Calling on an outlawed group to show sincerity for the resolution process of the Kurdish issue, President Gül urges avoiding propaganda activities
Turkish President Abdullah Gül. AA Photo
President Abdullah Gül has called on the outlawed Kurdistan Workers’ Party
(PKK) to show good faith toward the resolution process, warning the organization not to turn the prospective release of kidnapped public servants and soldiers into a propaganda show.
“It’s obvious that there are sincere efforts and intentions [on our side]. Now the other side should show sincerity too, by laying down arms, by not turning this process into an exercise in propaganda, and by not manipulating the events of the process; these are points that should be taken into consideration. All of these points will be testing factors of the other side’s sincerity,” Gül told reporters yesterday when asked to comment on fears that the release of the public servants and soldiers. The president held a brief press conference before his departure to Sweden where he spoke about the release expected to take place this week, which some have feared may turn into a self-promoting performance by the outlawed party.

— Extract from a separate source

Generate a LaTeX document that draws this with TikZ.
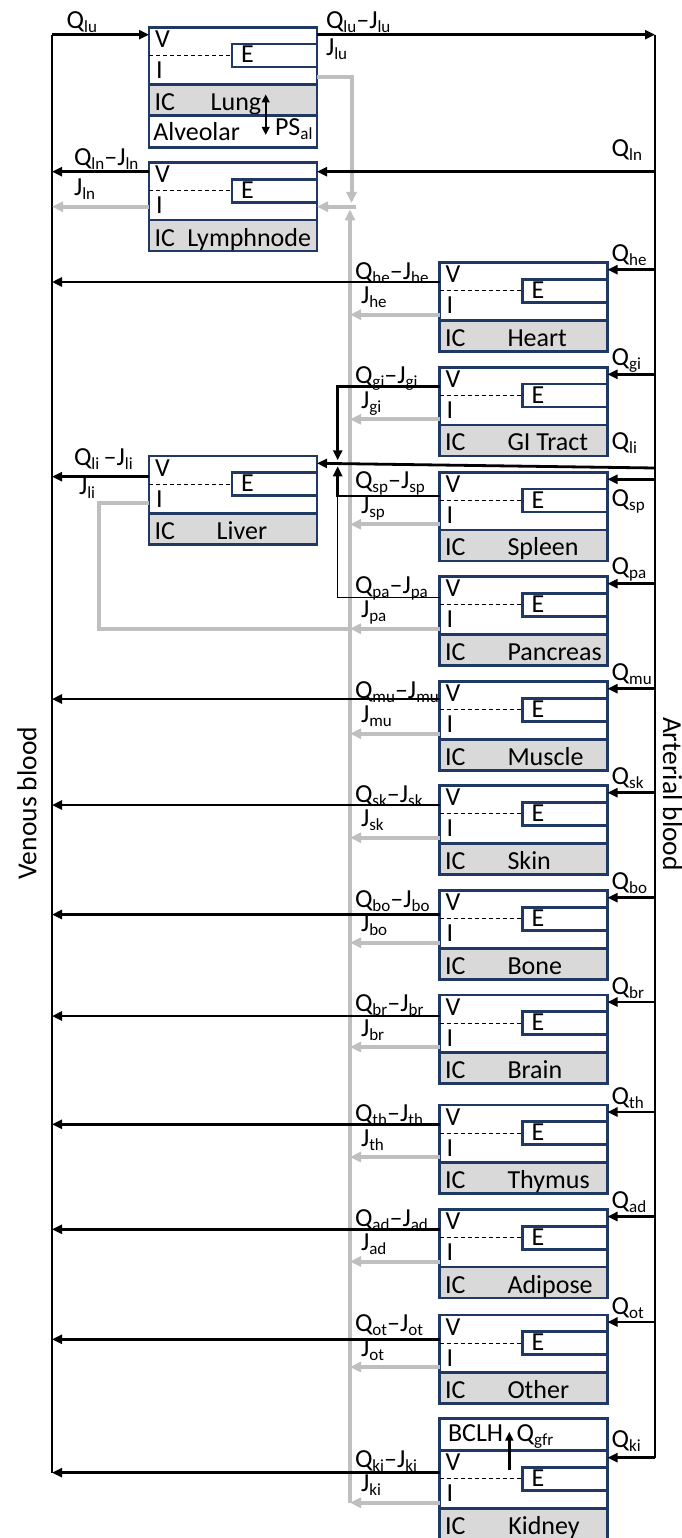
\documentclass[tikz,border=0pt]{standalone}
\usepackage{fontspec}
\setmainfont{Carlito}
\usetikzlibrary{arrows.meta,calc}
\definecolor{boxnavy}{RGB}{31,56,100}
\definecolor{icfill}{RGB}{217,217,217}
\definecolor{lymphgray}{RGB}{191,191,191}
% subscript used in the flow labels
\newcommand\sbs[1]{\raisebox{-4pt}{\fontsize{17}{17}\selectfont #1}}
% one compartment block: #1 id, #2 left x, #3 top y, #4 organ name,
% #5 name offset, #6 vascular outflow offset
\newcommand\organ[6]{%
  \node[mainrow] (#1) at (#2,#3) {};
  \node[icrow] (#1-ic) at (#1.south west) {};
  \node[ebox] (#1-e) at ($(#1.north east)+(0,16.7)$) {};
  \draw[sepline] (#1.west |- #1-e.west) -- (#1-e.west);
  \node[txt] (#1-vl) at ($(#1.north west)+(6,20)$) {V};
  \node[txt] (#1-il) at ($(#1.north west)+(7,51)$) {I};
  \node[txt] (#1-el) at ($(#1-e.north west)+(9,19)$) {E};
  \node[txt] (#1-icl) at ($(#1-ic.north west)+(5.5,26)$) {IC};
  \node[txt] (#1-nl) at ($(#1-ic.north west)+(#5,26)$) {#4};
  \coordinate (#1-out) at ($(#1.north west)+(0,#6)$);
  \coordinate (#1-jo) at ($(#1.north west)+(0,52)$);
  \coordinate (#1-in) at ($(#1.north east)+(0,7)$);
}
% flow labels of a peripheral organ: #1 id, #2 subscript, #3 shift of the Q label
\newcommand\qjlabels[3]{%
  \node[txt] (#1-qjl) at ($(qjx |- #1.north)+(0,16.5)$) {Q\sbs{#2}\textendash J\sbs{#2}};
  \node[txt] (#1-jl) at ($(jx |- #1.north)+(0,41)$) {J\sbs{#2}};
  \node[txt] (#1-ql) at ($(qx |- #1-in)+(0,#3)$) {Q\sbs{#2}};
}
% arterial inflow and lymph outflow of an organ
\newcommand\artin[1]{\draw[flow] (#1-in -| atop) -- (#1-in);}
\newcommand\lymout[1]{\draw[jflow] (#1-jo) -- (#1-jo -| gtop);}
\newcommand\venout[1]{\draw[flow] (#1-out) -- (#1-out -| vtop);}

\begin{document}
\begin{tikzpicture}[x=1pt,y=-1pt,
  every node/.style={inner sep=0pt,outer sep=0pt,font=\fontsize{26}{30}\selectfont},
  compbox/.style={draw=boxnavy,line width=2.6pt,minimum width=168pt,anchor=north west},
  mainrow/.style={compbox,minimum height=57.5pt,fill=white},
  icrow/.style={compbox,minimum height=31pt,fill=icfill},
  extrarow/.style={compbox,minimum height=31.5pt,fill=white},
  ebox/.style={draw=boxnavy,line width=2.6pt,minimum width=85pt,minimum height=23pt,anchor=north east,fill=white},
  sepline/.style={line width=1pt,dash pattern=on 4pt off 3pt},
  txt/.style={anchor=base west},
  vessel/.style={line width=1.8pt},
  flow/.style={line width=2.8pt,-{Triangle[length=10pt,width=9pt]}},
  thinflow/.style={line width=1.4pt},
  jline/.style={draw=lymphgray,line width=4pt},
  jflow/.style={jline,-{Triangle[length=11pt,width=10pt]}},
  smallarrow/.style={line width=2.4pt,-{Triangle[length=9pt,width=8pt]}},
  psarrow/.style={line width=2pt,{Triangle[length=8pt,width=7.5pt]}-{Triangle[length=8pt,width=7.5pt]}},
  sidelabel/.style={font=\fontsize{27.5}{30}\selectfont}]

\useasboundingbox (0,0) rectangle (682,1538);
\fill[white] (0,0) rectangle (682,1538);

% reference abscissae for lines and labels
\coordinate (vtop) at (52,34.7);
\coordinate (atop) at (655,34.7);
\coordinate (gtop) at (350,209.5);
\coordinate (qjx) at (355,0);
\coordinate (jx) at (361,0);
\coordinate (qx) at (611.7,0);
\coordinate (mx) at (337.7,0);

% compartments
\organ{lu}{149}{27.3}{Lung}{61.7}{7.4}
\node[extrarow] (lu-al) at (lu-ic.south west) {};
\organ{ln}{149}{162.7}{Lymphnode}{38.3}{9}
\organ{li}{149}{456}{Liver}{67.7}{20.7}
\organ{he}{439.5}{262.7}{Heart}{68}{19.3}
\organ{gi}{439.5}{367.3}{GI Tract}{68}{19.4}
\organ{sp}{439.5}{472.3}{Spleen}{68}{23.7}
\organ{pa}{439.5}{576.7}{Pancreas}{68}{21}
\organ{mu}{439.5}{681.7}{Muscle}{68}{17.3}
\organ{sk}{439.5}{785.7}{Skin}{68}{19.3}
\organ{bo}{439.5}{890.7}{Bone}{68}{23.8}
\organ{br}{439.5}{995}{Brain}{68}{21}
\organ{th}{439.5}{1105}{Thymus}{68}{19.3}
\organ{ad}{439.5}{1209.5}{Adipose}{68}{19.8}
\organ{ot}{439.5}{1315}{Other}{68}{24.3}
\organ{ki}{439.5}{1450.7}{Kidney}{68.8}{22}
\node[extrarow,minimum height=32pt] (ki-b) at ($(ki.north west)+(0,-32)$) {};

% venous and arterial blood
\coordinate (vbot) at (vtop |- ki-out);
\coordinate (abot) at (atop |- ki-in);
\draw[vessel] (vtop) -- (vbot);
\draw[vessel] (atop) -- (abot);

% lung
\coordinate (lu-vin) at ($(lu.north west)+(0,7.4)$);
\coordinate (lu-vout) at ($(lu.north east)+(0,7.4)$);
\coordinate (lu-jr) at ($(lu.north east)+(0,49.4)$);
\coordinate (lu-jt) at (351.5,203);
\draw[flow] (vtop) -- (lu-vin);
\draw[flow] (lu-vout) -- (lu-vout -| atop);
\draw[jflow] (lu-jr) -| (lu-jt);
\node[txt] (lu-ql) at (66.7,29) {Q\sbs{lu}};
\node[txt] (lu-qjl) at (326,29) {Q\sbs{lu}\textendash J\sbs{lu}};
\node[txt] (lu-jl) at (326,56) {J\sbs{lu}};
\node[txt] (lu-all) at ($(lu-al.north west)+(4.3,24.7)$) {Alveolar};
\node[txt] (lu-psl) at (275,136) {PS\sbs{al}};
\coordinate (ps-a) at (265.7,94.3);
\coordinate (ps-b) at (265.7,135);
\draw[psarrow] (ps-a) -- (ps-b);

% lymph node
\coordinate (ln-jo) at ($(ln.north west)+(0,44)$);
\coordinate (ln-jr) at ($(ln.north east)+(0,44)$);
\coordinate (ln-jin) at (356,206.7);
\coordinate (ln-ain) at ($(ln.north east)+(0,9)$);
\draw[flow] (ln-ain -| atop) -- (ln-ain);
\venout{ln}
\draw[jflow] (ln-jo) -- (ln-jo -| vtop);
\draw[jflow] (ln-jin) -- (ln-jr);
\node[txt] (ln-qjl) at (74,166) {Q\sbs{ln}\textendash J\sbs{ln}};
\node[txt] (ln-jl) at (74,196) {J\sbs{ln}};
\node[txt] (ln-ql) at (611.7,157) {Q\sbs{ln}};

% lymph collector
\coordinate (gbot) at (gtop |- ki-jo);
\draw[jflow] (gbot) -- (gtop);

% liver with its portal inflows
\coordinate (li-art) at (655,468);
\coordinate (li-ain) at ($(li.north east)+(0,7.3)$);
\coordinate (li-jl0) at ($(li.north west)+(0,46.7)$);
\draw[flow] (li-art) -- (li-ain);
\venout{li}
\draw[jline] (li-jl0) -- ++(-50,0) |- (pa-jo -| gtop);
\node[txt] (li-qjl) at (74,465) {Q\sbs{li}\,\textendash J\sbs{li}};
\node[txt] (li-jl) at (79,494) {J\sbs{li}};
\node[txt] (li-ql) at (611.7,449) {Q\sbs{li}};
\coordinate (gi-tip) at ($(mx |- li-ain)+(0,-3)$);
\coordinate (sp-tip) at ($(mx |- li-ain)+(0,3)$);
\draw[flow] (gi-out) -| (gi-tip);
\draw[flow] (sp-out) -| (sp-tip);
\draw[thinflow] (pa-out) -| (mx |- sp-out);

% peripheral organs
\foreach \o in {he,gi,sp,pa,mu,sk,bo,br,th,ad,ot,ki} {\artin{\o}\lymout{\o}}
\foreach \o in {he,mu,sk,bo,br,th,ad,ot,ki} {\venout{\o}}
\qjlabels{he}{he}{-8}
\qjlabels{gi}{gi}{-9}
\qjlabels{sp}{sp}{27.5}
\qjlabels{pa}{pa}{-9}
\qjlabels{mu}{mu}{-8}
\qjlabels{sk}{sk}{-8}
\qjlabels{bo}{bo}{-8}
\qjlabels{br}{br}{-8}
\qjlabels{th}{th}{-8}
\qjlabels{ad}{ad}{-8}
\qjlabels{ot}{ot}{-8}
\qjlabels{ki}{ki}{-10.7}

% kidney filtration
\node[txt] (ki-bl) at ($(ki-b.north west)+(8.5,23)$) {BCLH};
\node[txt] (ki-gl) at (516.7,1441.7) {Q\sbs{gfr}};
\coordinate (gfr-s) at (509.3,1470);
\coordinate (gfr-t) at (509.3,1431.7);
\draw[smallarrow] (gfr-s) -- (gfr-t);

% side captions
\node[sidelabel,rotate=90] (venous) at (27,803) {Venous blood};
\node[sidelabel,rotate=-90] (arterial) at (672.5,794) {Arterial blood};
\end{tikzpicture}
\end{document}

“We are closely following [the developments] on the alert. We have many experiences from the past until today. We always keep our experiences in mind,” Gül said, in a veiled reference to the Habur incident of 2009, during which a process launched by the government to accept eight PKK
members and 28 Kurdish refugees from the Makhmour Camp in the Kandil Mountains in northern Iraq was disrupted by a festive welcome at the Habur border gate.
The incident was perceived as “a show of force” by the government and sparked public outcry throughout the rest of Turkey, eventually causing the peace initiative at that time to come to a halt.
The government’s recently launched talks with jailed PKK
leader Abdullah Öcalan, to convince PKK
militants to lay down their arms and withdraw from Turkey, are well-intentioned and sincere endeavors to put an end to the terror which is Turkey’s biggest problem, Gül said.
“A substantial majority of our people support these endeavors. We hope these endeavors will come to a conclusion that will not weaken the national unity and integrity as well as its unitary structure. We hope a resolution will be reached,” Gül said.‘Democratic Constitution’ needed
When asked to comment on the work of Parliament’s charter panel, Gül said the panel had made considerable progress up till now. “I hope there can be a consensus. What is important here is that Turkey should have a constitution that includes all the characteristics of developed democracies,” Gül said.
The president also commented on criticism from the opposition that the fourth judicial package, which was recently submitted to Parliament, does not contain any amendment to resolve chronic problems plaguing the judiciary such as lengthy detention periods.
Deputy Prime Minister Bekir Bozdağ, for his part, said that the issues of general amnesty and house-arrest for Öcalan are being upheld by those who want the resolution process to fail.
“There’s nothing related to an amnesty on our government’s agenda,” Bozdağ said.